Data shown ::
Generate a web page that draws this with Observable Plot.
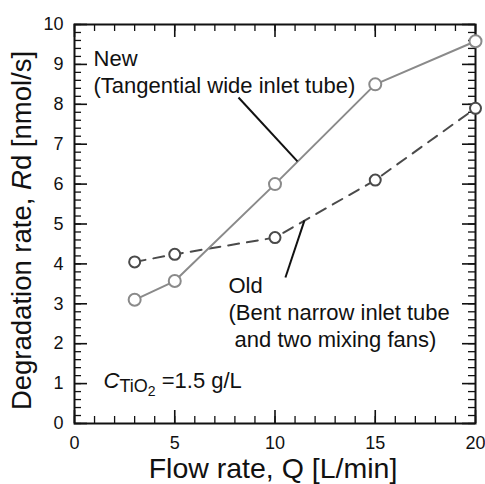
<!DOCTYPE html>
<html><head><meta charset="utf-8">
<script src="https://cdn.jsdelivr.net/npm/d3@7"></script>
<script src="https://cdn.jsdelivr.net/npm/@observablehq/plot@0.6"></script>
<style>body{margin:0;background:#fff} svg{display:block}</style>
</head><body><div id="chart"></div>
<script>
// ---- data ----
const flowRate = [3, 5, 10, 15, 20];            // Q [L/min]
const newRate  = [3.1, 3.57, 6.0, 8.5, 9.58];   // New (Tangential wide inlet tube)
const oldRate  = [4.05, 4.24, 4.66, 6.1, 7.9];  // Old (Bent narrow inlet tube and two mixing fans)
const xMajorTicks = [0, 5, 10, 15, 20];
const yMajorTicks = [0, 1, 2, 3, 4, 5, 6, 7, 8, 9, 10];
const xMinorTicks = d3.range(0, 20.001, 1);
const yMinorTicks = d3.range(0, 10.001, 0.2);
const annotations = [
  {x: 0.95, y: 9.44, text: "New\n(Tangential wide inlet tube)"},
  {x: 7.68, y: 3.75, text: "Old\n(Bent narrow inlet tube\n\u00a0and two mixing fans)"}
];
const leaders = [
  {x1: 8.18, y1: 8.17, x2: 11.12, y2: 6.57},
  {x1: 11.47, y1: 5.09, x2: 10.52, y2: 3.66}
];
const concLabel = {x: 1.45, y: 0.9, text: "CTiO2 =1.5 g/L"};
const concParts = [["C", "italic", 22, 0], ["TiO", "normal", 18, 4], ["2", "normal", 14, 4], [" =1.5 g/L", "normal", 22, -8]];
const xTitle = "Flow rate, Q [L/min]";
const yTitle = "Degradation rate, Rd [nmol/s]";
const yTitleParts = [["Degradation rate, ", "normal"], ["R", "italic"], ["d [nmol/s]", "normal"]];

const table = flowRate.map((q, i) => ({q, newR: newRate[i], oldR: oldRate[i]}));

const W = 485, H = 484, mL = 74, mR = 10, mT = 24, mB = 61;
const pW = W - mL - mR, pH = H - mT - mB;
const major = 13, minor = 7;
const ink = "#111";
const newColor = "#8a8a8a", oldColor = "#4a4a4a";

const svg = Plot.plot({
  width: W, height: H,
  marginLeft: mL, marginRight: mR, marginTop: mT, marginBottom: mB,
  style: {fontFamily: "'Liberation Sans', Arial, sans-serif", background: "#fff", color: ink},
  x: {domain: [0, 20]},
  y: {domain: [0, 10]},
  marks: [
    // minor ticks (inward, all four sides)
    Plot.tickX(xMinorTicks, {x: d => d, insetTop: pH - minor, stroke: ink, strokeWidth: 1.3}),
    Plot.tickX(xMinorTicks, {x: d => d, insetBottom: pH - minor, stroke: ink, strokeWidth: 1.3}),
    Plot.tickY(yMinorTicks, {y: d => d, insetRight: pW - minor, stroke: ink, strokeWidth: 1.3}),
    Plot.tickY(yMinorTicks, {y: d => d, insetLeft: pW - minor, stroke: ink, strokeWidth: 1.3}),
    // major ticks
    Plot.tickX(xMajorTicks, {x: d => d, insetTop: pH - major, stroke: ink, strokeWidth: 1.6}),
    Plot.tickX(xMajorTicks, {x: d => d, insetBottom: pH - major, stroke: ink, strokeWidth: 1.6}),
    Plot.tickY(yMajorTicks, {y: d => d, insetRight: pW - major, stroke: ink, strokeWidth: 1.6}),
    Plot.tickY(yMajorTicks, {y: d => d, insetLeft: pW - major, stroke: ink, strokeWidth: 1.6}),
    // tick labels
    Plot.axisX({ticks: xMajorTicks, tickSize: 0, tickPadding: 13, fontSize: 18, label: null, tickFormat: d => String(d)}),
    Plot.axisY({ticks: yMajorTicks, tickSize: 0, tickPadding: 11, fontSize: 18, label: null, tickFormat: d => String(d)}),
    Plot.frame({stroke: ink, strokeWidth: 2}),
    // series
    Plot.line(table, {x: "q", y: "oldR", stroke: oldColor, strokeWidth: 2, strokeDasharray: "11,8"}),
    Plot.line(table, {x: "q", y: "newR", stroke: newColor, strokeWidth: 2}),
    Plot.dot(table, {x: "q", y: "oldR", r: 5.5, stroke: oldColor, fill: "white", strokeWidth: 2}),
    Plot.dot(table, {x: "q", y: "newR", r: 6, stroke: newColor, fill: "white", strokeWidth: 2}),
    // annotations
    Plot.link(leaders, {x1: "x1", y1: "y1", x2: "x2", y2: "y2", stroke: ink, strokeWidth: 2}),
    Plot.text(annotations, {x: "x", y: "y", text: "text", textAnchor: "start", lineAnchor: "top", fontSize: 22, lineHeight: 1.23, fill: ink}),
    Plot.text([concLabel], {x: "x", y: "y", text: "text", textAnchor: "start", lineAnchor: "bottom", fontSize: 22, fill: ink, ariaDescription: "conc"}),
    // axis titles
    Plot.text([xTitle], {text: d => d, frameAnchor: "bottom", textAnchor: "middle", lineAnchor: "bottom", dy: 54, dx: -2, fontSize: 28.5, fill: ink}),
    Plot.text([yTitle], {text: d => d, frameAnchor: "left", textAnchor: "middle", lineAnchor: "middle", rotate: -90, dx: -52, dy: 6.5, fontSize: 27.5, fill: ink, ariaDescription: "ytitle"})
  ]
});

// rich text (italics / subscripts)
d3.select(svg).selectAll('g[aria-description="ytitle"] text').each(function() {
  const t = d3.select(this).text(null);
  yTitleParts.forEach(([s, st]) => t.append("tspan").attr("font-style", st).text(s));
});
d3.select(svg).selectAll('g[aria-description="conc"] text').each(function() {
  const t = d3.select(this).text(null);
  concParts.forEach(([s, st, fs, dy]) => t.append("tspan").attr("font-style", st).attr("font-size", fs).attr("dy", dy).text(s));
});

document.getElementById("chart").appendChild(svg);
</script>
</body></html>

Challenge :: Every line of the material is to be quoted exactly, with no pictures carried over.

Expected answer ::
Generate a web page that draws this with Observable Plot.
<!DOCTYPE html>
<html><head><meta charset="utf-8">
<script src="https://cdn.jsdelivr.net/npm/d3@7"></script>
<script src="https://cdn.jsdelivr.net/npm/@observablehq/plot@0.6"></script>
<style>body{margin:0;background:#fff} svg{display:block}</style>
</head><body><div id="chart"></div>
<script>
// ---- data ----
const flowRate = [3, 5, 10, 15, 20];            // Q [L/min]
const newRate  = [3.1, 3.57, 6.0, 8.5, 9.58];   // New (Tangential wide inlet tube)
const oldRate  = [4.05, 4.24, 4.66, 6.1, 7.9];  // Old (Bent narrow inlet tube and two mixing fans)
const xMajorTicks = [0, 5, 10, 15, 20];
const yMajorTicks = [0, 1, 2, 3, 4, 5, 6, 7, 8, 9, 10];
const xMinorTicks = d3.range(0, 20.001, 1);
const yMinorTicks = d3.range(0, 10.001, 0.2);
const annotations = [
  {x: 0.95, y: 9.44, text: "New\n(Tangential wide inlet tube)"},
  {x: 7.68, y: 3.75, text: "Old\n(Bent narrow inlet tube\n\u00a0and two mixing fans)"}
];
const leaders = [
  {x1: 8.18, y1: 8.17, x2: 11.12, y2: 6.57},
  {x1: 11.47, y1: 5.09, x2: 10.52, y2: 3.66}
];
const concLabel = {x: 1.45, y: 0.9, text: "CTiO2 =1.5 g/L"};
const concParts = [["C", "italic", 22, 0], ["TiO", "normal", 18, 4], ["2", "normal", 14, 4], [" =1.5 g/L", "normal", 22, -8]];
const xTitle = "Flow rate, Q [L/min]";
const yTitle = "Degradation rate, Rd [nmol/s]";
const yTitleParts = [["Degradation rate, ", "normal"], ["R", "italic"], ["d [nmol/s]", "normal"]];

const table = flowRate.map((q, i) => ({q, newR: newRate[i], oldR: oldRate[i]}));

const W = 485, H = 484, mL = 74, mR = 10, mT = 24, mB = 61;
const pW = W - mL - mR, pH = H - mT - mB;
const major = 13, minor = 7;
const ink = "#111";
const newColor = "#8a8a8a", oldColor = "#4a4a4a";

const svg = Plot.plot({
  width: W, height: H,
  marginLeft: mL, marginRight: mR, marginTop: mT, marginBottom: mB,
  style: {fontFamily: "'Liberation Sans', Arial, sans-serif", background: "#fff", color: ink},
  x: {domain: [0, 20]},
  y: {domain: [0, 10]},
  marks: [
    // minor ticks (inward, all four sides)
    Plot.tickX(xMinorTicks, {x: d => d, insetTop: pH - minor, stroke: ink, strokeWidth: 1.3}),
    Plot.tickX(xMinorTicks, {x: d => d, insetBottom: pH - minor, stroke: ink, strokeWidth: 1.3}),
    Plot.tickY(yMinorTicks, {y: d => d, insetRight: pW - minor, stroke: ink, strokeWidth: 1.3}),
    Plot.tickY(yMinorTicks, {y: d => d, insetLeft: pW - minor, stroke: ink, strokeWidth: 1.3}),
    // major ticks
    Plot.tickX(xMajorTicks, {x: d => d, insetTop: pH - major, stroke: ink, strokeWidth: 1.6}),
    Plot.tickX(xMajorTicks, {x: d => d, insetBottom: pH - major, stroke: ink, strokeWidth: 1.6}),
    Plot.tickY(yMajorTicks, {y: d => d, insetRight: pW - major, stroke: ink, strokeWidth: 1.6}),
    Plot.tickY(yMajorTicks, {y: d => d, insetLeft: pW - major, stroke: ink, strokeWidth: 1.6}),
    // tick labels
    Plot.axisX({ticks: xMajorTicks, tickSize: 0, tickPadding: 13, fontSize: 18, label: null, tickFormat: d => String(d)}),
    Plot.axisY({ticks: yMajorTicks, tickSize: 0, tickPadding: 11, fontSize: 18, label: null, tickFormat: d => String(d)}),
    Plot.frame({stroke: ink, strokeWidth: 2}),
    // series
    Plot.line(table, {x: "q", y: "oldR", stroke: oldColor, strokeWidth: 2, strokeDasharray: "11,8"}),
    Plot.line(table, {x: "q", y: "newR", stroke: newColor, strokeWidth: 2}),
    Plot.dot(table, {x: "q", y: "oldR", r: 5.5, stroke: oldColor, fill: "white", strokeWidth: 2}),
    Plot.dot(table, {x: "q", y: "newR", r: 6, stroke: newColor, fill: "white", strokeWidth: 2}),
    // annotations
    Plot.link(leaders, {x1: "x1", y1: "y1", x2: "x2", y2: "y2", stroke: ink, strokeWidth: 2}),
    Plot.text(annotations, {x: "x", y: "y", text: "text", textAnchor: "start", lineAnchor: "top", fontSize: 22, lineHeight: 1.23, fill: ink}),
    Plot.text([concLabel], {x: "x", y: "y", text: "text", textAnchor: "start", lineAnchor: "bottom", fontSize: 22, fill: ink, ariaDescription: "conc"}),
    // axis titles
    Plot.text([xTitle], {text: d => d, frameAnchor: "bottom", textAnchor: "middle", lineAnchor: "bottom", dy: 54, dx: -2, fontSize: 28.5, fill: ink}),
    Plot.text([yTitle], {text: d => d, frameAnchor: "left", textAnchor: "middle", lineAnchor: "middle", rotate: -90, dx: -52, dy: 6.5, fontSize: 27.5, fill: ink, ariaDescription: "ytitle"})
  ]
});

// rich text (italics / subscripts)
d3.select(svg).selectAll('g[aria-description="ytitle"] text').each(function() {
  const t = d3.select(this).text(null);
  yTitleParts.forEach(([s, st]) => t.append("tspan").attr("font-style", st).text(s));
});
d3.select(svg).selectAll('g[aria-description="conc"] text').each(function() {
  const t = d3.select(this).text(null);
  concParts.forEach(([s, st, fs, dy]) => t.append("tspan").attr("font-style", st).attr("font-size", fs).attr("dy", dy).text(s));
});

document.getElementById("chart").appendChild(svg);
</script>
</body></html>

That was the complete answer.